#### Written instruction
Begin with the first line below and retype each line exactly through the line containing "const binWidth = (binEnd". Any pictures are to be left out.

#### Dataset content
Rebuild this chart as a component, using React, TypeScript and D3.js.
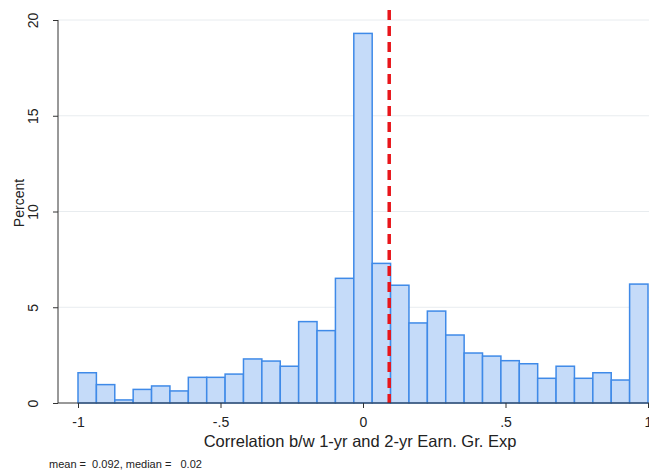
import * as d3 from 'd3'
import { useEffect, useRef } from 'react'

// 31 equal bins from -1 to 1 (percent of observations)
const binStart = -1
const binEnd = 1
const percents = [
  1.58, 0.96, 0.16, 0.71, 0.89, 0.63, 1.34, 1.34, 1.51, 2.3, 2.19, 1.92, 4.25,
  3.78, 6.51, 19.3, 7.29, 6.15, 4.18, 4.8, 3.55, 2.61, 2.45, 2.21, 2.05, 1.29,
  1.92, 1.29, 1.58, 1.2, 6.21,
]
const meanValue = 0.092
const xTicks = [-1, -0.5, 0, 0.5, 1]
const xTickLabels = ['-1', '-.5', '0', '.5', '1']
const yTicks = [0, 5, 10, 15, 20]
const note = 'mean =  0.092, median =   0.02'

export default function App() {
  const svgRef = useRef<SVGSVGElement>(null)

  useEffect(() => {
    if (!svgRef.current) return
    d3.select(svgRef.current).selectAll('*').remove()

    const width = 649
    const height = 471
    const svg = d3.select(svgRef.current).attr('width', width).attr('height', height)
    const font = 'Liberation Sans, Arial, Helvetica, sans-serif'

    const x = d3.scaleLinear().domain([binStart, binEnd]).range([78, 648])
    const y = d3.scaleLinear().domain([0, 20]).range([403, 20])
    const binWidth = (binEnd - binStart) / percents.length

    // Gridlines
    svg
      .append('g')
      .selectAll('line')
      .data(yTicks.filter(t => t > 0))
      .enter()
      .append('line')
      .attr('x1', 58)
      .attr('x2', width)
      .attr('y1', d => y(d))
      .attr('y2', d => y(d))
      .attr('stroke', '#e8ecef')
      .attr('stroke-width', 1)

    // Bars
    svg
      .append('g')
      .selectAll('rect')
      .data(percents)
      .enter()
      .append('rect')
      .attr('x', (d, i) => x(binStart + i * binWidth))
      .attr('y', d => y(d))
      .attr('width', x(binStart + binWidth) - x(binStart))
      .attr('height', d => y(0) - y(d))
      .attr('fill', '#c5dbf9')
      .attr('stroke', '#3f8ae8')
      .attr('stroke-width', 1.5)

    // Mean line
    svg
      .append('line')
      .attr('x1', x(meanValue))
      .attr('x2', x(meanValue))
      .attr('y1', 10)
      .attr('y2', y(0))
      .attr('stroke', '#e8161b')
      .attr('stroke-width', 3.5)
      .attr('stroke-dasharray', '10,6')

    // Y axis
    const yAxis = svg
      .append('g')
      .attr('transform', 'translate(58,0)')
      .call(d3.axisLeft(y).tickValues(yTicks).tickSize(5).tickFormat(d3.format('d')))
    yAxis.select('.domain').attr('stroke', '#333').attr('d', `M0,${y(20)}V${y(0)}`)
    yAxis.selectAll('.tick line').attr('stroke', '#333')
    yAxis
      .selectAll('.tick text')
      .attr('x', 0)
      .attr('dy', 0)
      .attr('transform', 'translate(-20,0) rotate(-90)')
      .attr('text-anchor', 'middle')
      .attr('fill', '#222')
      .style('font-family', font)
      .style('font-size', '14px')

    // X axis
    const xAxis = svg
      .append('g')
      .attr('transform', `translate(0,${y(0)})`)
      .call(
        d3
          .axisBottom(x)
          .tickValues(xTicks)
          .tickSize(5)
          .tickFormat((d, i) => xTickLabels[i])
      )
    xAxis.select('.domain').attr('stroke', '#333').attr('d', `M58,0H${width}`)
    xAxis.selectAll('.tick line').attr('stroke', '#333')
    xAxis
      .selectAll('.tick text')
      .attr('y', 14)
      .attr('fill', '#222')
      .style('font-family', font)
      .style('font-size', '14px')

    // Axis titles
    svg
      .append('text')
      .attr('transform', 'translate(24,203) rotate(-90)')
      .attr('text-anchor', 'middle')
      .attr('fill', '#222')
      .style('font-family', font)
      .style('font-size', '14px')
      .text('Percent')

    svg
      .append('text')
      .attr('x', 360)
      .attr('y', 447)
      .attr('text-anchor', 'middle')
      .attr('fill', '#222')
      .style('font-family', font)
      .style('font-size', '16.5px')
      .text('Correlation b/w 1-yr and 2-yr Earn. Gr. Exp')

    svg
      .append('text')
      .attr('x', 49)
      .attr('y', 468)
      .attr('fill', '#222')
      .style('font-family', font)
      .style('font-size', '11px')
      .style('white-space', 'pre')
      .text(note)
  }, [])

  return (
    <svg
      ref={svgRef}
      style={{ position: 'absolute', left: 0, top: 0, background: '#fff' }}
    ></svg>
  )
}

#### Written answer
Rebuild this chart as a component, using React, TypeScript and D3.js.
import * as d3 from 'd3'
import { useEffect, useRef } from 'react'

// 31 equal bins from -1 to 1 (percent of observations)
const binStart = -1
const binEnd = 1
const percents = [
  1.58, 0.96, 0.16, 0.71, 0.89, 0.63, 1.34, 1.34, 1.51, 2.3, 2.19, 1.92, 4.25,
  3.78, 6.51, 19.3, 7.29, 6.15, 4.18, 4.8, 3.55, 2.61, 2.45, 2.21, 2.05, 1.29,
  1.92, 1.29, 1.58, 1.2, 6.21,
]
const meanValue = 0.092
const xTicks = [-1, -0.5, 0, 0.5, 1]
const xTickLabels = ['-1', '-.5', '0', '.5', '1']
const yTicks = [0, 5, 10, 15, 20]
const note = 'mean =  0.092, median =   0.02'

export default function App() {
  const svgRef = useRef<SVGSVGElement>(null)

  useEffect(() => {
    if (!svgRef.current) return
    d3.select(svgRef.current).selectAll('*').remove()

    const width = 649
    const height = 471
    const svg = d3.select(svgRef.current).attr('width', width).attr('height', height)
    const font = 'Liberation Sans, Arial, Helvetica, sans-serif'

    const x = d3.scaleLinear().domain([binStart, binEnd]).range([78, 648])
    const y = d3.scaleLinear().domain([0, 20]).range([403, 20])
    const binWidth = (binEnd - binStart) / percents.length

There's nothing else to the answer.